Thursday, September 12, 2013

Subsumption game rules, an AI approach to game design

I'm a big robotics fan, and back in the day when I was doing way more robotics than I have time for today I had the good fortune to stumble upon some good reads from Rodney Brooks and learned about the subsumption architecture,
"... a way of decomposing complicated intelligent behaviour into many "simple" behaviour modules, which are in turn organized into layers. Each layer implements a particular goal of the agent, and higher layers are increasingly abstract." 1

It is inherently a bottom-up design that starts with small and simple systems that are incorporated into bigger ones. The small systems become part of a bigger system that emerges through the union of different layers. It is a design mechanism I've been using for Weapons Free. During the first playtests players would ask how I was determining initiative, order of events, etc. I was, as it is commonly said, winging it. I lacked the systems to determine many of the things players are used to in games which are designed in a top-down manner. In these, combat is decomposed into different elements and in turn these elements into their individual black boxes that make up the whole combat mechanics.

Although subsumption and Brooks are common terms in AI based RPGs I haven't found that many references to such an architecture applied to RPG rule designs nor its impact on rule simplification. I'm really interested in seeing where this ends up as I strongly believe a layered rule system would be simpler than a complex flow chart type rule system. Particularly when it comes to complex tasks like combat.
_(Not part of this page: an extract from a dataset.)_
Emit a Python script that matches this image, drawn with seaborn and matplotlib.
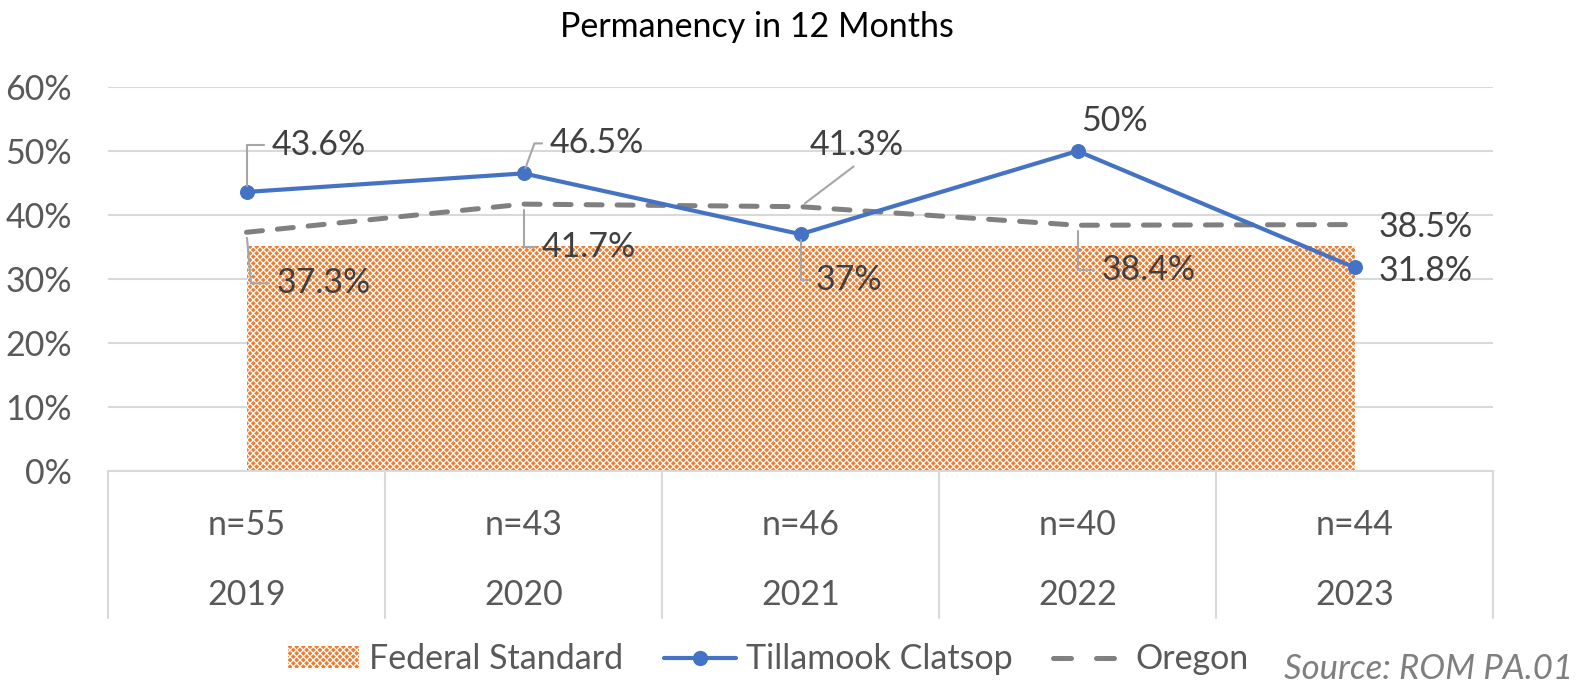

The following diagram show an example subsumption network for a robot. It's pretty easy to see how terms can be replaced to account for protection/cover, movement and attack behavior. In a subsumption system "the main caveat is that separate tasks can suppress (or overrule) inputs or inhibit outputs. This way, the lowest layers can work like fast-adapting mechanisms (e.g. reflexes), while the higher layers work to achieve the overall goal" 2

The higher layers in this architecture hold the more abstract goals: "I attack the orc", "I cast fireball at the goblins", etc. Middle layers handle elements like the actual sword swings or spell casting, on top of the lower layers handling the environment and movement. Attacking and moving are things done concurrently and handled by each layer of the rule system, instead of a fixed sequence of activities done by each character in the party, like a move, casting and attack phase.

This way of assembling the rules poses some problems, but also some great benefits. On the downside there is no clear flowchart to follow and that is something players familiar with initiative-round-robin type rules will find disturbing. Initiative, which sets sequence of events in most games, must be replaced with a means to synchronize concurrent player action. All players in a scene are acting out their higher level activities, and each can be suppressed by their lower layers. The advantage I see is that a great deal many possibilities become available which were blocked out by a more structured flowchart type rule system. Quick reflexes are not commonly handled well in structured flowchart mechanics. If your character moved and is then attacked he can't move again. Why? Because the rules say so even when his instincts would say otherwise. If as player I decide to move and attack and the battlefield changes and my move doesn't seem that wise anymore, there is little I can do. Not because my character wouldn't move, but because the rules say so. All the actions my character could take at that point are blocked, not because my character could or couldn't really do them, but because the rules state something like one move and one action, etc.

In a subsumption system some layers can kick in and quickly change the flow of events. This is possible because they're occurring concurrently instead of being fixed at some point on a flowchart. For example in the game a soldier may raise his rifle and aim to shoot at a target. He may go unnoticed or call attention and get fired upon. The moment he begins to take fire his survival layer makes him take cover even when his intent is to fire the rifle. His higher, more abstract objective to attack is suppressed by the lower more imminent objective of staying alive. This turns game design from creating a series of flow charts describing the combat process in a neat cut way, as would be done in a top-down design, to an assemble of perception rules, notification rules, and activity rules.

Perception rules describe how your character or NPCs for that matter sense and are influenced by their environment: spotting rules, listening rules, etc., in general how the current environment is perceived by the character and turned into decisions by each layer. Notification rules specify how each layer can intercede in the other layers: ducking when taking fire, running when all is clear, etc. Activity rules specify how each activity in turn modifies the environment: casting a spell, firing a weapon, slashing with the sword, speaking, and moving around, among others.

Rules then become an assembly of lower systems that kick in when needed instead of a fixed set of rules described in a flowchart. So far these rules are simpler than their flowchart counterparts. Although I still have many holes in the system, the overall experience that emerges from the interaction of what is already in place is a lot more interesting that what I could have done with a more classic top-down approach to modern combat rules. The rules are more compact and more flexible.